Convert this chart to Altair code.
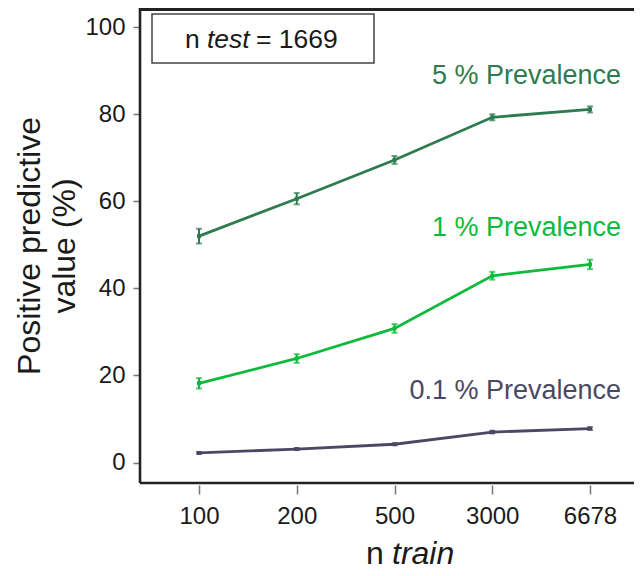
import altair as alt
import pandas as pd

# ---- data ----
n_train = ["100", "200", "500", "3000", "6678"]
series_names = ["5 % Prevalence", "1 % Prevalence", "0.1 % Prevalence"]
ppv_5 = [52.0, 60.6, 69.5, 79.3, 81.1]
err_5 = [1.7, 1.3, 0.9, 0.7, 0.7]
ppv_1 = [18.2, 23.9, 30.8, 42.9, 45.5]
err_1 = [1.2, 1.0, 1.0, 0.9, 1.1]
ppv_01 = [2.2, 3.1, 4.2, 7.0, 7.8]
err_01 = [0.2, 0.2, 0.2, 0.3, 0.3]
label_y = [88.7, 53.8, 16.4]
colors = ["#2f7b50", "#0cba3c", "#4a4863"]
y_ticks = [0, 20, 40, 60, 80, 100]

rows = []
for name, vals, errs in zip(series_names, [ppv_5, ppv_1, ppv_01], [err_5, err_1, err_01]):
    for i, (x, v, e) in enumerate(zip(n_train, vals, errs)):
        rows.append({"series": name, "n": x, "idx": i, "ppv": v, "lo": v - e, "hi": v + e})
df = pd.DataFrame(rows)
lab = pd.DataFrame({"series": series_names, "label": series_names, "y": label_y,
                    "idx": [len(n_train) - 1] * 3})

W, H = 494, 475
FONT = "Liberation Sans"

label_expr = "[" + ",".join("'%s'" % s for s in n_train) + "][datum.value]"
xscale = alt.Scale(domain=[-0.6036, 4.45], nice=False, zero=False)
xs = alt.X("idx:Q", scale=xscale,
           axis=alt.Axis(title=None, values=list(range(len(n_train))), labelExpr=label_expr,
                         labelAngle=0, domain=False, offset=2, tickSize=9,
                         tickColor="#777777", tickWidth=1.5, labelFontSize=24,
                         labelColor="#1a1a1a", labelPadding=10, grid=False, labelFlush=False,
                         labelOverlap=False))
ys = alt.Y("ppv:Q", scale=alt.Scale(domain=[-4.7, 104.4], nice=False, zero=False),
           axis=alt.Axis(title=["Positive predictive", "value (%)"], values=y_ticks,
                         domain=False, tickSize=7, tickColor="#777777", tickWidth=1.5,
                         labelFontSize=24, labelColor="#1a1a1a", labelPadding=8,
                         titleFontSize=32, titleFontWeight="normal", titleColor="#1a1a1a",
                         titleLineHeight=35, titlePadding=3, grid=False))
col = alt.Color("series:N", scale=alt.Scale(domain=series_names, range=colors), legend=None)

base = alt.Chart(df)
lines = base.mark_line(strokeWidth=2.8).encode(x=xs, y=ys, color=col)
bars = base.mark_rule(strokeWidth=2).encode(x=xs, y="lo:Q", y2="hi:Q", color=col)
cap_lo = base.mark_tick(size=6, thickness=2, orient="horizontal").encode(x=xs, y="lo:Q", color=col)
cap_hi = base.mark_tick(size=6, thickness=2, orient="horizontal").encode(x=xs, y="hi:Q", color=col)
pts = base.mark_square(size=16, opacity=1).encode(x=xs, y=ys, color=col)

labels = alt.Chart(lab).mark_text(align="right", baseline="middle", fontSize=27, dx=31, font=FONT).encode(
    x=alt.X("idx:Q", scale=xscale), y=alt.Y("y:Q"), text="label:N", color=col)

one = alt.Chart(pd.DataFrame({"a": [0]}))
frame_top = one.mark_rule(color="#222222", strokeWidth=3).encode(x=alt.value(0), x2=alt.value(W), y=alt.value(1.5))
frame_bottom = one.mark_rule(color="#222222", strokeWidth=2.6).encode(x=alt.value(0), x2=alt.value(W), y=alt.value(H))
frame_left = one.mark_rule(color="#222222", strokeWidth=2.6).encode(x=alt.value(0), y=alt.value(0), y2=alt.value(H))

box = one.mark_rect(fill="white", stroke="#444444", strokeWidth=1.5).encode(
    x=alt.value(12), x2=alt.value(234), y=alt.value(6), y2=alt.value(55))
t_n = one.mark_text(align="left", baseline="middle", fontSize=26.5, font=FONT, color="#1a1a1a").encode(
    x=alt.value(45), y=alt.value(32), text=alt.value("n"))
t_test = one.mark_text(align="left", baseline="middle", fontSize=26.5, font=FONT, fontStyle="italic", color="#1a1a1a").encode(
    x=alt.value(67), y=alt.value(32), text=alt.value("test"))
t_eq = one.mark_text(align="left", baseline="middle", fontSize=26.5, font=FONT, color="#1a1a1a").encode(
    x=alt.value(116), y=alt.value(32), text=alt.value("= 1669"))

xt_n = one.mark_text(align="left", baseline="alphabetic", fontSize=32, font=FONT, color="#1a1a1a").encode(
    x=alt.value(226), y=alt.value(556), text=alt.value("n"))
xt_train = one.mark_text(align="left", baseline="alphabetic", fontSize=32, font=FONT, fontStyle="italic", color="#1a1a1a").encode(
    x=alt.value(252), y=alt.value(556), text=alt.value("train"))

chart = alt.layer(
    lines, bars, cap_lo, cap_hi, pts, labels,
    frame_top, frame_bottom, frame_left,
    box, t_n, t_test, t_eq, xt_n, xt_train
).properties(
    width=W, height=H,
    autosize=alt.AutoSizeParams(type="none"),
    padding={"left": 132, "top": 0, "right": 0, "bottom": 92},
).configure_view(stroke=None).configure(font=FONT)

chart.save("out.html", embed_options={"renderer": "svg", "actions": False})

:::::

Extract every line of the data exactly; pictures stay out.

- FINAL ANSWER
Convert this chart to Altair code.
import altair as alt
import pandas as pd

# ---- data ----
n_train = ["100", "200", "500", "3000", "6678"]
series_names = ["5 % Prevalence", "1 % Prevalence", "0.1 % Prevalence"]
ppv_5 = [52.0, 60.6, 69.5, 79.3, 81.1]
err_5 = [1.7, 1.3, 0.9, 0.7, 0.7]
ppv_1 = [18.2, 23.9, 30.8, 42.9, 45.5]
err_1 = [1.2, 1.0, 1.0, 0.9, 1.1]
ppv_01 = [2.2, 3.1, 4.2, 7.0, 7.8]
err_01 = [0.2, 0.2, 0.2, 0.3, 0.3]
label_y = [88.7, 53.8, 16.4]
colors = ["#2f7b50", "#0cba3c", "#4a4863"]
y_ticks = [0, 20, 40, 60, 80, 100]

rows = []
for name, vals, errs in zip(series_names, [ppv_5, ppv_1, ppv_01], [err_5, err_1, err_01]):
    for i, (x, v, e) in enumerate(zip(n_train, vals, errs)):
        rows.append({"series": name, "n": x, "idx": i, "ppv": v, "lo": v - e, "hi": v + e})
df = pd.DataFrame(rows)
lab = pd.DataFrame({"series": series_names, "label": series_names, "y": label_y,
                    "idx": [len(n_train) - 1] * 3})

W, H = 494, 475
FONT = "Liberation Sans"

label_expr = "[" + ",".join("'%s'" % s for s in n_train) + "][datum.value]"
xscale = alt.Scale(domain=[-0.6036, 4.45], nice=False, zero=False)
xs = alt.X("idx:Q", scale=xscale,
           axis=alt.Axis(title=None, values=list(range(len(n_train))), labelExpr=label_expr,
                         labelAngle=0, domain=False, offset=2, tickSize=9,
                         tickColor="#777777", tickWidth=1.5, labelFontSize=24,
                         labelColor="#1a1a1a", labelPadding=10, grid=False, labelFlush=False,
                         labelOverlap=False))
ys = alt.Y("ppv:Q", scale=alt.Scale(domain=[-4.7, 104.4], nice=False, zero=False),
           axis=alt.Axis(title=["Positive predictive", "value (%)"], values=y_ticks,
                         domain=False, tickSize=7, tickColor="#777777", tickWidth=1.5,
                         labelFontSize=24, labelColor="#1a1a1a", labelPadding=8,
                         titleFontSize=32, titleFontWeight="normal", titleColor="#1a1a1a",
                         titleLineHeight=35, titlePadding=3, grid=False))
col = alt.Color("series:N", scale=alt.Scale(domain=series_names, range=colors), legend=None)

base = alt.Chart(df)
lines = base.mark_line(strokeWidth=2.8).encode(x=xs, y=ys, color=col)
bars = base.mark_rule(strokeWidth=2).encode(x=xs, y="lo:Q", y2="hi:Q", color=col)
cap_lo = base.mark_tick(size=6, thickness=2, orient="horizontal").encode(x=xs, y="lo:Q", color=col)
cap_hi = base.mark_tick(size=6, thickness=2, orient="horizontal").encode(x=xs, y="hi:Q", color=col)
pts = base.mark_square(size=16, opacity=1).encode(x=xs, y=ys, color=col)

labels = alt.Chart(lab).mark_text(align="right", baseline="middle", fontSize=27, dx=31, font=FONT).encode(
    x=alt.X("idx:Q", scale=xscale), y=alt.Y("y:Q"), text="label:N", color=col)

one = alt.Chart(pd.DataFrame({"a": [0]}))
frame_top = one.mark_rule(color="#222222", strokeWidth=3).encode(x=alt.value(0), x2=alt.value(W), y=alt.value(1.5))
frame_bottom = one.mark_rule(color="#222222", strokeWidth=2.6).encode(x=alt.value(0), x2=alt.value(W), y=alt.value(H))
frame_left = one.mark_rule(color="#222222", strokeWidth=2.6).encode(x=alt.value(0), y=alt.value(0), y2=alt.value(H))

box = one.mark_rect(fill="white", stroke="#444444", strokeWidth=1.5).encode(
    x=alt.value(12), x2=alt.value(234), y=alt.value(6), y2=alt.value(55))
t_n = one.mark_text(align="left", baseline="middle", fontSize=26.5, font=FONT, color="#1a1a1a").encode(
    x=alt.value(45), y=alt.value(32), text=alt.value("n"))
t_test = one.mark_text(align="left", baseline="middle", fontSize=26.5, font=FONT, fontStyle="italic", color="#1a1a1a").encode(
    x=alt.value(67), y=alt.value(32), text=alt.value("test"))
t_eq = one.mark_text(align="left", baseline="middle", fontSize=26.5, font=FONT, color="#1a1a1a").encode(
    x=alt.value(116), y=alt.value(32), text=alt.value("= 1669"))

xt_n = one.mark_text(align="left", baseline="alphabetic", fontSize=32, font=FONT, color="#1a1a1a").encode(
    x=alt.value(226), y=alt.value(556), text=alt.value("n"))
xt_train = one.mark_text(align="left", baseline="alphabetic", fontSize=32, font=FONT, fontStyle="italic", color="#1a1a1a").encode(
    x=alt.value(252), y=alt.value(556), text=alt.value("train"))

chart = alt.layer(
    lines, bars, cap_lo, cap_hi, pts, labels,
    frame_top, frame_bottom, frame_left,
    box, t_n, t_test, t_eq, xt_n, xt_train
).properties(
    width=W, height=H,
    autosize=alt.AutoSizeParams(type="none"),
    padding={"left": 132, "top": 0, "right": 0, "bottom": 92},
).configure_view(stroke=None).configure(font=FONT)

chart.save("out.html", embed_options={"renderer": "svg", "actions": False})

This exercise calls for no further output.